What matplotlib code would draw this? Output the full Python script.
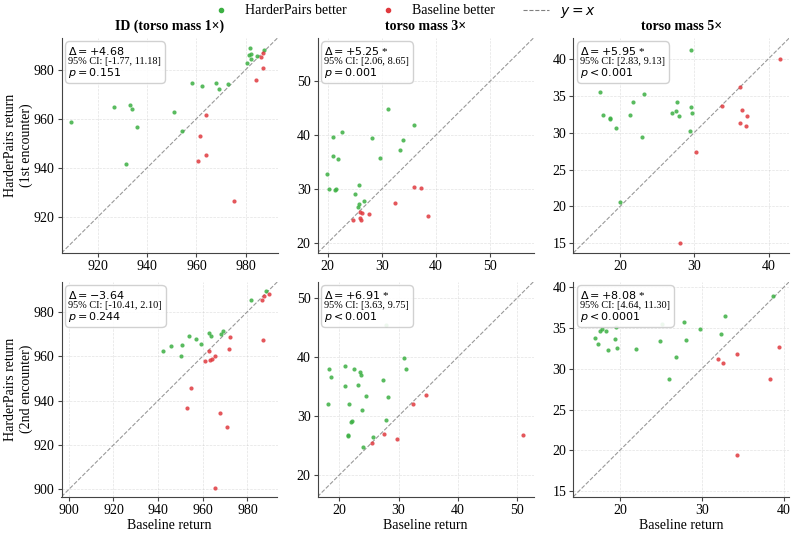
import matplotlib
matplotlib.use("Agg")
import matplotlib.pyplot as plt
from matplotlib.lines import Line2D
from matplotlib.offsetbox import AnchoredOffsetbox, VPacker, TextArea
import numpy as np

plt.rcParams['font.family'] = ['Liberation Serif', 'DejaVu Sans']
plt.rcParams['mathtext.fontset'] = 'dejavusans'

# ---------------- data ----------------
titles = ["ID (torso mass 1\u00d7)", "torso mass 3\u00d7", "torso mass 5\u00d7"]
row_labels = ["HarderPairs return\n(1st encounter)", "HarderPairs return\n(2nd encounter)"]

# top-left: ID, 1st encounter
id1_base = [909.3, 926.7, 932.9, 933.9, 936.0, 931.5, 950.9, 954.1, 958.2, 962.2, 967.9, 969.0,
            972.8, 980.6, 981.4, 981.8, 982.2, 982.2, 984.4, 987.5,
            963.7, 961.3, 963.7, 960.5, 975.4, 984.1, 986.3, 987.2, 987.2]
id1_hp = [958.6, 964.7, 965.7, 963.9, 956.8, 941.4, 962.7, 955.0, 974.6, 973.2, 974.7, 972.2,
          974.3, 982.8, 986.1, 988.9, 986.5, 984.4, 985.5, 987.9,
          961.7, 953.1, 945.2, 942.9, 926.3, 975.8, 985.3, 986.6, 980.7]

# top-middle: torso 3x, 1st encounter
m3a_base = [19.8, 20.2, 21.0, 21.0, 21.8, 22.6, 21.4, 21.6, 25.1, 25.8, 25.7, 25.6, 26.7, 28.2,
            29.6, 31.2, 33.4, 33.9, 35.9,
            24.7, 25.9, 26.4, 25.9, 26.2, 27.7, 32.5, 35.9, 37.2, 38.5]
m3a_hp = [32.7, 30.0, 39.7, 36.1, 35.6, 40.5, 29.8, 30.0, 29.1, 30.8, 27.2, 26.6, 27.7, 39.4,
          35.8, 44.9, 37.2, 39.0, 41.9,
          24.2, 25.8, 25.5, 24.6, 24.3, 25.4, 27.4, 30.3, 30.1, 25.0]

# top-right: torso 5x, 1st encounter
m5a_base = [17.3, 17.7, 18.6, 18.6, 19.5, 21.4, 21.8, 23.0, 23.2, 20.0, 27.0, 27.6, 27.7, 27.9,
            29.4, 29.6, 29.7, 29.6,
            28.1, 30.2, 33.7, 36.2, 36.1, 36.4, 37.1, 37.0, 41.5]
m5a_hp = [35.5, 32.4, 32.0, 31.9, 30.6, 32.4, 34.1, 29.4, 35.2, 20.6, 32.6, 32.9, 34.2, 32.2,
          30.2, 33.5, 32.6, 41.2,
          15.0, 27.4, 33.6, 36.2, 31.3, 33.0, 32.2, 30.9, 39.9]

# bottom-left: ID, 2nd encounter
id2_base = [942.0, 945.9, 950.1, 950.9, 953.9, 956.9, 959.3, 962.6, 963.5, 968.1, 969.2, 981.5, 988.4,
            962.6, 960.8, 963.2, 964.3, 965.3, 972.2, 971.7, 954.9, 953.0, 967.7, 970.8, 965.3,
            987.1, 986.6, 987.5, 989.5]
id2_hp = [962.5, 964.4, 960.2, 965.0, 969.2, 967.6, 965.3, 970.3, 969.0, 969.9, 971.2, 985.3, 989.4,
          962.2, 957.7, 958.3, 958.9, 960.1, 968.6, 963.1, 945.5, 936.8, 934.3, 928.0, 900.8,
          967.3, 985.4, 987.2, 988.0]

# bottom-middle: torso 3x, 2nd encounter
m3b_base = [18.0, 18.2, 18.5, 20.9, 21.0, 21.5, 21.4, 21.7, 22.0, 22.2, 22.5, 23.2, 23.5, 23.6,
            23.8, 24.0, 24.5, 25.5, 25.7, 27.4, 27.8, 27.9, 28.2, 30.9, 31.2,
            27.6, 29.8, 32.5, 34.7, 51.1]
m3b_hp = [32.0, 38.0, 36.6, 35.1, 38.5, 26.8, 26.6, 32.0, 28.9, 29.2, 37.9, 35.3, 37.5, 37.0,
          31.1, 24.8, 33.4, 25.5, 26.5, 36.1, 45.5, 29.4, 33.3, 39.8, 37.9,
          26.9, 26.1, 32.0, 33.6, 26.7]

# bottom-right: torso 5x, 2nd encounter
m5b_base = [17.0, 17.3, 17.6, 17.8, 18.3, 18.6, 19.4, 19.5, 19.6, 22.0, 24.9, 25.2, 26.0, 26.8,
            27.8, 28.1, 29.8, 32.4, 32.8, 38.7,
            32.0, 32.6, 34.3, 34.3, 38.4, 39.5]
m5b_hp = [33.8, 33.1, 34.7, 34.9, 34.7, 32.3, 33.7, 35.1, 32.5, 32.4, 33.4, 35.5, 28.8, 31.4,
          35.7, 33.5, 34.9, 34.3, 36.5, 38.9,
          31.2, 30.7, 31.8, 19.4, 28.7, 32.7]

deltas = ["+4.68", "+5.25", "+5.95", "-3.64", "+6.91", "+8.08"]
sig = [False, True, True, False, True, True]
cis = ["[-1.77, 11.18]", "[2.06, 8.65]", "[2.83, 9.13]", "[-10.41, 2.10]", "[3.63, 9.75]", "[4.64, 11.30]"]
pvals = ["= 0.151", "= 0.001", "< 0.001", "= 0.244", "< 0.001", "< 0.0001"]

panels = [(id1_base, id1_hp), (m3a_base, m3a_hp), (m5a_base, m5a_hp),
          (id2_base, id2_hp), (m3b_base, m3b_hp), (m5b_base, m5b_hp)]
lims = [(905.3, 992.9), (18.1, 58.0), (13.7, 42.8),
        (896.7, 993.5), (16.3, 52.8), (14.3, 40.7)]
yticks = [[920, 940, 960, 980], [20, 30, 40, 50], [15, 20, 25, 30, 35, 40],
          [900, 920, 940, 960, 980], [20, 30, 40, 50], [15, 20, 25, 30, 35, 40]]
xticks = [[920, 940, 960, 980], [20, 30, 40, 50], [20, 30, 40],
          [900, 920, 940, 960, 980], [20, 30, 40, 50], [20, 30, 40]]

GREEN = '#3cb043'
RED = '#e0393e'

W, H = 796, 533
fig = plt.figure(figsize=(W / 100, H / 100), dpi=100)
lefts = [61.5, 317.5, 573.3]
bottoms = [253.0, 496.7]
aw, ah = 216.0, 215.0

axes = []
for r in range(2):
    for c in range(3):
        ax = fig.add_axes([lefts[c] / W, 1 - bottoms[r] / H, aw / W, ah / H])
        axes.append(ax)

for i, ax in enumerate(axes):
    b, h = np.array(panels[i][0]), np.array(panels[i][1])
    better = h > b
    lo, hi = lims[i]
    ax.plot([lo, hi], [lo, hi], ls='--', color='gray', lw=0.8, alpha=0.8, zorder=1)
    ax.scatter(b[better], h[better], s=9, color=GREEN, alpha=0.85, lw=0, zorder=3)
    ax.scatter(b[~better], h[~better], s=9, color=RED, alpha=0.85, lw=0, zorder=3)
    ax.set_xlim(lo, hi)
    ax.set_ylim(lo, hi)
    ax.set_xticks(xticks[i])
    ax.set_yticks(yticks[i])
    ax.grid(True, ls='--', lw=0.5, alpha=0.35)
    ax.set_axisbelow(True)
    for s in ['top', 'right']:
        ax.spines[s].set_visible(False)
    for s in ['left', 'bottom']:
        ax.spines[s].set_color('#444444')
    ax.tick_params(labelsize=10, length=3, width=0.8, color='#444444', pad=2)

    t1 = TextArea(r'$\Delta = %s$' % deltas[i] + (' *' if sig[i] else ''),
                  textprops=dict(fontsize=8))
    t2 = TextArea('95% CI: ' + cis[i], textprops=dict(fontsize=7.4))
    t3 = TextArea(r'$p %s$' % pvals[i], textprops=dict(fontsize=8))
    pack = VPacker(children=[t1, t2, t3], align='left', pad=0, sep=0)
    box = AnchoredOffsetbox(loc='upper left', child=pack, pad=0.25, borderpad=0.25,
                            frameon=True, bbox_to_anchor=(0, 1), bbox_transform=ax.transAxes)
    box.patch.set_boxstyle('round,pad=0,rounding_size=0.3')
    box.patch.set_edgecolor('#cccccc')
    box.patch.set_facecolor('white')
    box.patch.set_alpha(0.9)
    box.zorder = 5
    ax.add_artist(box)

for c in range(3):
    axes[c].set_title(titles[c], fontsize=10, fontweight='bold', pad=6)
    axes[3 + c].set_xlabel('Baseline return', fontsize=10, labelpad=2)
axes[0].set_ylabel(row_labels[0], fontsize=10, labelpad=0.5)
axes[3].set_ylabel(row_labels[1], fontsize=10, labelpad=0.5)

handles = [Line2D([], [], marker='o', ls='', color=GREEN, markersize=3),
           Line2D([], [], marker='o', ls='', color=RED, markersize=3),
           Line2D([], [], ls='--', color='gray', lw=0.8)]
labels = ['HarderPairs better', 'Baseline better', r'$y = x$']
fig.legend(handles, labels, loc='center', bbox_to_anchor=(0.505, 1 - 12 / H), ncol=3,
           frameon=False, fontsize=10, columnspacing=2.0, handlelength=1.9, handletextpad=0.8,
           borderpad=0.1)

fig.savefig('out.png', dpi=100)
::::
-- What is expected --
Give again, exactly, the lines from the start of the data through the one holding "15.0, 27.4, 33.6, 36.2, 31.3, 33.0, 32.2, 30.9, 39.9]"; omit the pictures.

-- Response to the exercise --
What matplotlib code would draw this? Output the full Python script.
import matplotlib
matplotlib.use("Agg")
import matplotlib.pyplot as plt
from matplotlib.lines import Line2D
from matplotlib.offsetbox import AnchoredOffsetbox, VPacker, TextArea
import numpy as np

plt.rcParams['font.family'] = ['Liberation Serif', 'DejaVu Sans']
plt.rcParams['mathtext.fontset'] = 'dejavusans'

# ---------------- data ----------------
titles = ["ID (torso mass 1\u00d7)", "torso mass 3\u00d7", "torso mass 5\u00d7"]
row_labels = ["HarderPairs return\n(1st encounter)", "HarderPairs return\n(2nd encounter)"]

# top-left: ID, 1st encounter
id1_base = [909.3, 926.7, 932.9, 933.9, 936.0, 931.5, 950.9, 954.1, 958.2, 962.2, 967.9, 969.0,
            972.8, 980.6, 981.4, 981.8, 982.2, 982.2, 984.4, 987.5,
            963.7, 961.3, 963.7, 960.5, 975.4, 984.1, 986.3, 987.2, 987.2]
id1_hp = [958.6, 964.7, 965.7, 963.9, 956.8, 941.4, 962.7, 955.0, 974.6, 973.2, 974.7, 972.2,
          974.3, 982.8, 986.1, 988.9, 986.5, 984.4, 985.5, 987.9,
          961.7, 953.1, 945.2, 942.9, 926.3, 975.8, 985.3, 986.6, 980.7]

# top-middle: torso 3x, 1st encounter
m3a_base = [19.8, 20.2, 21.0, 21.0, 21.8, 22.6, 21.4, 21.6, 25.1, 25.8, 25.7, 25.6, 26.7, 28.2,
            29.6, 31.2, 33.4, 33.9, 35.9,
            24.7, 25.9, 26.4, 25.9, 26.2, 27.7, 32.5, 35.9, 37.2, 38.5]
m3a_hp = [32.7, 30.0, 39.7, 36.1, 35.6, 40.5, 29.8, 30.0, 29.1, 30.8, 27.2, 26.6, 27.7, 39.4,
          35.8, 44.9, 37.2, 39.0, 41.9,
          24.2, 25.8, 25.5, 24.6, 24.3, 25.4, 27.4, 30.3, 30.1, 25.0]

# top-right: torso 5x, 1st encounter
m5a_base = [17.3, 17.7, 18.6, 18.6, 19.5, 21.4, 21.8, 23.0, 23.2, 20.0, 27.0, 27.6, 27.7, 27.9,
            29.4, 29.6, 29.7, 29.6,
            28.1, 30.2, 33.7, 36.2, 36.1, 36.4, 37.1, 37.0, 41.5]
m5a_hp = [35.5, 32.4, 32.0, 31.9, 30.6, 32.4, 34.1, 29.4, 35.2, 20.6, 32.6, 32.9, 34.2, 32.2,
          30.2, 33.5, 32.6, 41.2,
          15.0, 27.4, 33.6, 36.2, 31.3, 33.0, 32.2, 30.9, 39.9]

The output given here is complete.